In two of the gospels, Mark and Matthew, the disciples are told to go back to Galilee, that they will meet Jesus there because he is alive. It will take more than an empty tomb and a promise to see him in Galilee to convince the disciples that Jesus had risen from the dead and was alive. Well, they go back to Galilee, where it all began, and sure enough, he is there to welcome them. But even then some still doubted, we are told. The empty hole in their life has not yet been filled.


It took some time, but within 40 days, they have all retrieved that companionship with Jesus that they thought they had lost. He is there with them. The empty hole has been filled up again because they went back to Galilee, where it all began, and they found him there. Or, to put it better, Jesus found them there, just as he had found them there when he first called them away from their fishing boats. After 40 days they are back in Jerusalem, ready to face the world with the proclamation that Jesus is alive and is the Savior of the world. (I’m aware that the later gospels of Luke and John have Jesus meeting the disciples in Jerusalem on Easter night, but that’s a different approach to the resurrect-tion and will be the theme of next Sunday’s gospel.)


Ask any believer when it was that they first came to believe that Jesus is alive and with us. Ask yourself. When did you first believe? When did you have your own “return to Galilee,” resolving any doubts you had about Jesus? People baptized as adults may find it easier to answer than people like myself who were baptized as babies.


I guess it was when I was 7 years old and made my first Communion that I realized that Jesus is alive. The Sisters prepared us well and taught us that Jesus loves us so much that he comes to us in the little white wafer. That was 80 years ago, but I still remember it well and I have never doubted it. Jesus is alive and waiting for us in the bread of the Eucharist. We welcome Jesus inside us and we talk to him. We may feel very weak and sinful, but Jesus wants to be with us and make us better. He tells us that the people around us are also very dear to him and that he wants us to respect and welcome them as brothers and sisters, united in the same living Lord of life and love.


But when we say “Happy Easter” to one another today, we are reminded that it is not a happy Easter for victims of earthquakes and floods who have lost their homes and their loved ones. It is not a happy Easter for people in places like Myanmar, whose villages have been burned away because they were targeted by the military. And it is not a happy Easter for the people of Ukraine who, like Jesus, are being put to death by other people who claim to believe in God—and who even claim to be Christians. Nor can we forget what is happening in Gaza or in Sudan. All these victims of natural disasters or human hate can relate well to the disciples at the empty tomb—what does it all mean? What can be done to fill up the empty hole in their life?


We see Jesus still being scourged and mocked and crucified in our world today. In Jesus’ hands we see the holes made by the nails of his crucifixion and the wound in his side, pierced by a soldier’s lance. Even if this Easter is not a “happy” day for victims of war and natural disasters, we can only do what is humanly possible to help relieve their misery by providing for their material and spiritual needs, knowing that Jesus has suffered with them and for them, that he died for them and with them—that he is alive and with them in these tragic days, and that death in Jesus brings life in the Spirit.


So as we say “Alleluia!

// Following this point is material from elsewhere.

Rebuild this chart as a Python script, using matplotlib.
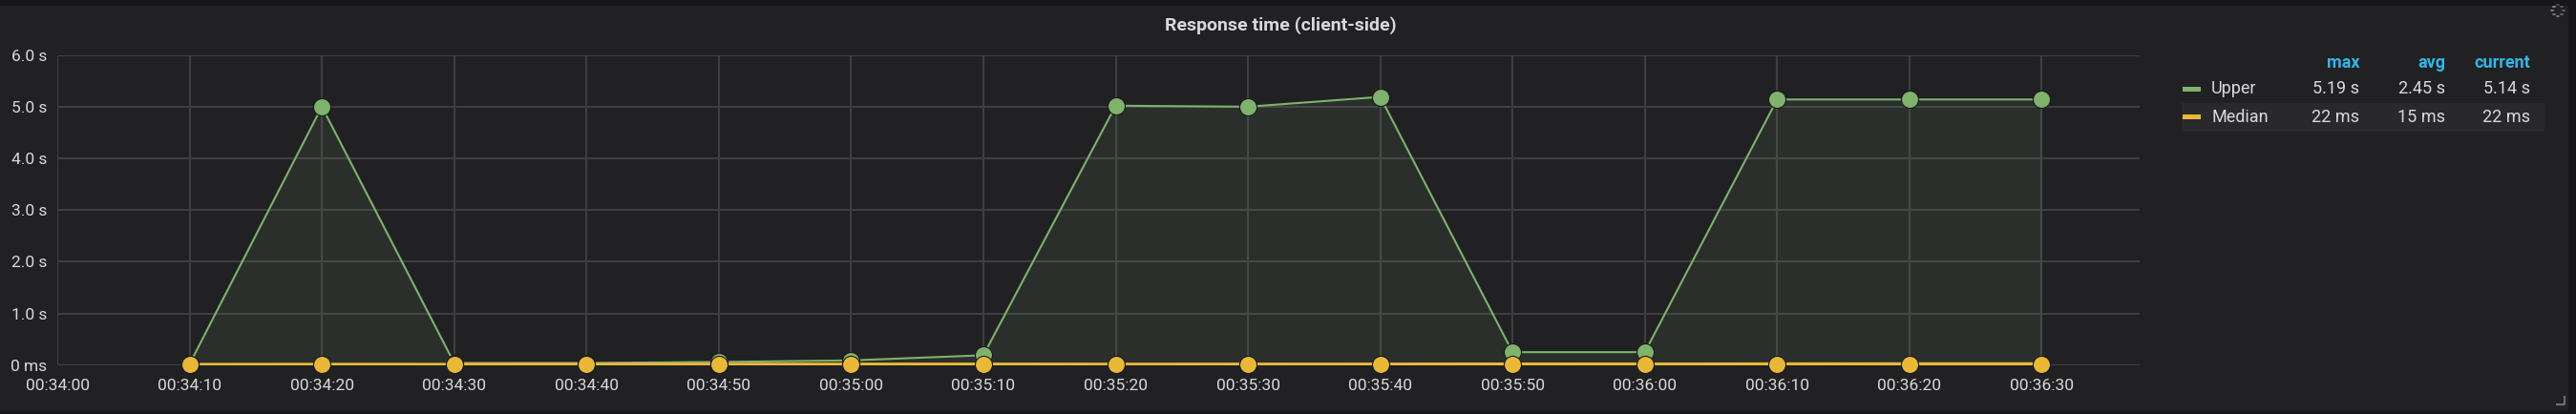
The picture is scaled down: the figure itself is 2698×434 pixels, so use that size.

Jesus is alive!” let’s remember that he is with us in all our joys and sorrows, our successes and our failures. He is alive and with us when we suffer and are tempted to despair. Lord, save us from ourselves! Save us from hatred and persecution. Fill all God’s children with love and respect for one another and for all of God’s creation. You live and walk with us. Help us come together in promoting life rather than death. Praise to you, Lord Jesus Christ, alive with us and full of concern for each one of God’s children, for each one of us.